Escribí a mí madre, explicándole la situación y pidiéndole consejo. «Haz lo que quieras», me contestó. «Las cosas van malamente aquí, pero donde comen tres, comen cuatro. Yo, por mí, me alegraría verte fuera del cuartel y tengo la seguridad de que saldrás adelante, aunque las cosas sean difíciles al principio.»

Con este consejo me decidí. Después de licenciarme, tendría aún dinero bastante para sostenerme tres o cuatro meses, y en este tiempo pueden pasar muchas cosas. Pero me rompía la cabeza pensando cómo iba a decirle al comandante que me marchaba, sin enfadarle y sin herirle después de lo que había hecho por mí. Y como a veces pasa, esta última dificultad la arregló el destino.

Caí enfermo de la noche a la mañana con una fiebre reumática aguda. Mi experiencia en Tetuán me hacía odioso el hospital y logré convencer al médico del regimiento que me dejara en el cuartel. Era un capitán joven, amistoso y locuaz, pero no muy interesado en su profesión, y me rellenó el cuerpo de salicilato y de morfina. Un día se sentó a la cabecera de mi cama:

—Bueno, ahora ya va usted estando mejor; un poquito débil, ¿no? De todas formas, no es usted muy fuerte. La culpa es de este cochino clima; el calor y la humedad no van con usted, amigo. Debería irse a España y vivir allí en un sitio alto y seco.
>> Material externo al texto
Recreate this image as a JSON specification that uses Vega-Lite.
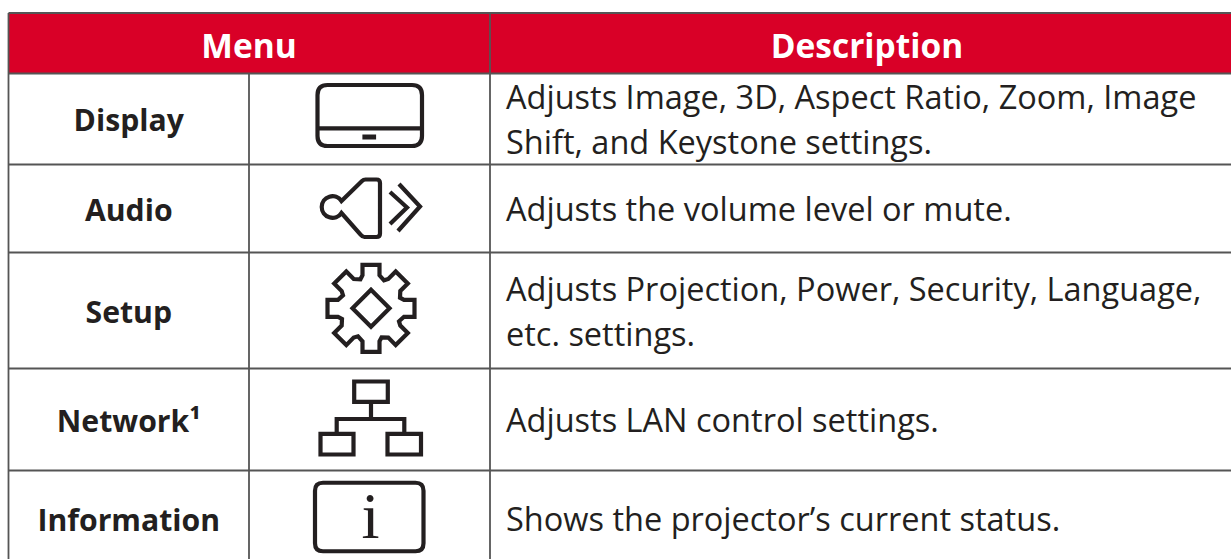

Cogí mi oportunidad instantáneamente:

—Para decirle la verdad, mi capitán, me he llevado un susto. Es la segunda vez que las he visto negras en África. Pero hay otra cuestión: en un mes tengo que decidirme si me reengancho o no. Naturalmente, yo querría quedarme en el cuartel, porque aquí tengo la vida asegurada, pero estoy mucho más interesado en salvar el pellejo. Lo que no sé es lo que el comandante va a decir, si le digo que me voy.

—Decídase usted y deje de mi cuenta al comandante. Mi consejo es que se licencie. Usted no tiene el corazón muy fuerte y estos ataques siempre repercuten allí y producen complicadones; hasta es posible que ya no sea usted útil para el servicio militar. Yo le hablaré al comandante.

Efectivamente le habló, porque el comandante vino a verme.

—¿Qué, cómo vamos?

—Mucho mejor, mi comandante. En dos o tres días creo que me levantaré.

—Bien, pero no te des mucha prisa. El doctor me ha dicho que no eres lo bastante fuerte para aguantar este clima. ¿Qué piensas hacer?

—Para decir la verdad, mi comandante, estaba pensando en licenciarme, porque el pedir el traslado a la Península no me conviene mucho. Usted sabe que yo no tengo mucha vocación militar y la paga de sargento en España es mucho menos que lo que yo puedo ganar... Claro es que estoy dispuesto a quedarme aquí, hasta que encuentre usted otro y esté enterado de las cosas.